▶ [YOUR OBJECTIVE]
Write out, word for word, the stretch of lines beginning at the one with "Recreate this image" and ending at the one with "return (x - OFF - L) / PW", omitting the images.

▶ [GIVEN ENTRIES]

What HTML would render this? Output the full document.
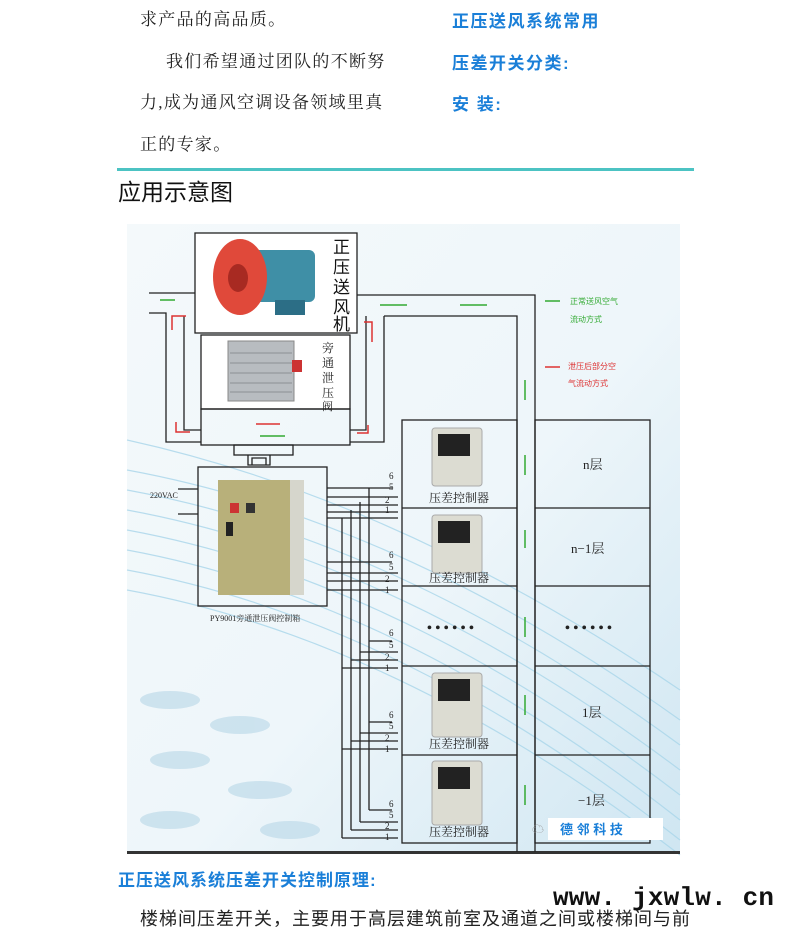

--

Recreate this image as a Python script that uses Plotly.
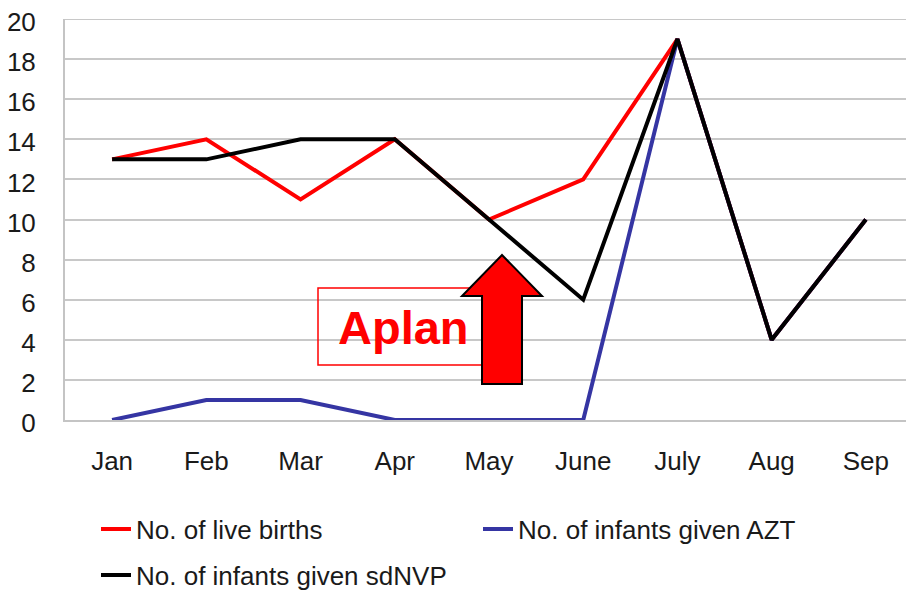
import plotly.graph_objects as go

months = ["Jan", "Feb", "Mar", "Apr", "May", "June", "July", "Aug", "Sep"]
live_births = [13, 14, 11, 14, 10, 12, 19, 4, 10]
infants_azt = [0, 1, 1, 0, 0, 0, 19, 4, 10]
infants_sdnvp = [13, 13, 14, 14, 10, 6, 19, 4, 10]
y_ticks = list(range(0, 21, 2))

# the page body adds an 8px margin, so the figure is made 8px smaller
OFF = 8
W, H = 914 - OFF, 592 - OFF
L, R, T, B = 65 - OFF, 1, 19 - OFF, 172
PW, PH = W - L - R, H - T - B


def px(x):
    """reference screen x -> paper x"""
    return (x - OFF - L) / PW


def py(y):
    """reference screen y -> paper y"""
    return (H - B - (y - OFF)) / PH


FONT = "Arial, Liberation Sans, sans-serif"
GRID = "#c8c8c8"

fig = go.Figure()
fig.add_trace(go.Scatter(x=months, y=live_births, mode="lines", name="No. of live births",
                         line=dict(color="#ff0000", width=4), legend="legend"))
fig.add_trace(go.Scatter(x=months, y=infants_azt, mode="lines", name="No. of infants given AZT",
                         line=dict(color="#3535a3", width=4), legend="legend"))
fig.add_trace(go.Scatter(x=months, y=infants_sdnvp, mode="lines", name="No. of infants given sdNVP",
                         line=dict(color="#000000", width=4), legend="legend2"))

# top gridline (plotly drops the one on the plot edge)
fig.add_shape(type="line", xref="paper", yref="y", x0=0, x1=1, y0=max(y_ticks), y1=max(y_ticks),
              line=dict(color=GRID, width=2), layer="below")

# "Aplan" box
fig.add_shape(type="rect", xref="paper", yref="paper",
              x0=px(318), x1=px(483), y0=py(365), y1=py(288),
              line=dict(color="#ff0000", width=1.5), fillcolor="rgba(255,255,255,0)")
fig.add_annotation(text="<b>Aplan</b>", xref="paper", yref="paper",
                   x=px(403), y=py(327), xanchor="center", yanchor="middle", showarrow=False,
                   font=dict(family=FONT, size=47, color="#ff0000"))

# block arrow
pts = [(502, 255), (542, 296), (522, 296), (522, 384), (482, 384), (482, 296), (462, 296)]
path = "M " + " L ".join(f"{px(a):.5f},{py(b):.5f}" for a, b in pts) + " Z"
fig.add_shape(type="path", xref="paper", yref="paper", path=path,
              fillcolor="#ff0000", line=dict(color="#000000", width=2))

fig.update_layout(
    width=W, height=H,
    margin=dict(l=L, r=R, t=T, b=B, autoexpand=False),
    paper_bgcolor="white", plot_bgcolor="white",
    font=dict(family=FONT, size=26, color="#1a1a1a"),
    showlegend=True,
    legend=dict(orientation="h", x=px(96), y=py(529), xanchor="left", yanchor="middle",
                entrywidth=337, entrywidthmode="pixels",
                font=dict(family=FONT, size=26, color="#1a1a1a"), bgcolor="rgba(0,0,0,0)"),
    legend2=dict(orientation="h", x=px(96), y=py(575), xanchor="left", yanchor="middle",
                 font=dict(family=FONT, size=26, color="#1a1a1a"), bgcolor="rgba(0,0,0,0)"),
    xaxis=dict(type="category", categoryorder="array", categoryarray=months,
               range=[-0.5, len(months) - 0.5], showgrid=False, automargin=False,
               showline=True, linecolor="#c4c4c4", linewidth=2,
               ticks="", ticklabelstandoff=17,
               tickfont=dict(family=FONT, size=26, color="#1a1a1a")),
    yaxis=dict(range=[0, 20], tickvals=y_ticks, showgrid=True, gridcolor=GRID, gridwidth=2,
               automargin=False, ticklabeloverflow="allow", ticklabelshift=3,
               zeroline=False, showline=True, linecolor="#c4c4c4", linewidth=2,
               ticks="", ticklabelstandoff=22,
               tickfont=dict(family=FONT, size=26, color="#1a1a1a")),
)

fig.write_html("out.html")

▶ [RESULT OF THE EXERCISE]
Recreate this image as a Python script that uses Plotly.
import plotly.graph_objects as go

months = ["Jan", "Feb", "Mar", "Apr", "May", "June", "July", "Aug", "Sep"]
live_births = [13, 14, 11, 14, 10, 12, 19, 4, 10]
infants_azt = [0, 1, 1, 0, 0, 0, 19, 4, 10]
infants_sdnvp = [13, 13, 14, 14, 10, 6, 19, 4, 10]
y_ticks = list(range(0, 21, 2))

# the page body adds an 8px margin, so the figure is made 8px smaller
OFF = 8
W, H = 914 - OFF, 592 - OFF
L, R, T, B = 65 - OFF, 1, 19 - OFF, 172
PW, PH = W - L - R, H - T - B


def px(x):
    """reference screen x -> paper x"""
    return (x - OFF - L) / PW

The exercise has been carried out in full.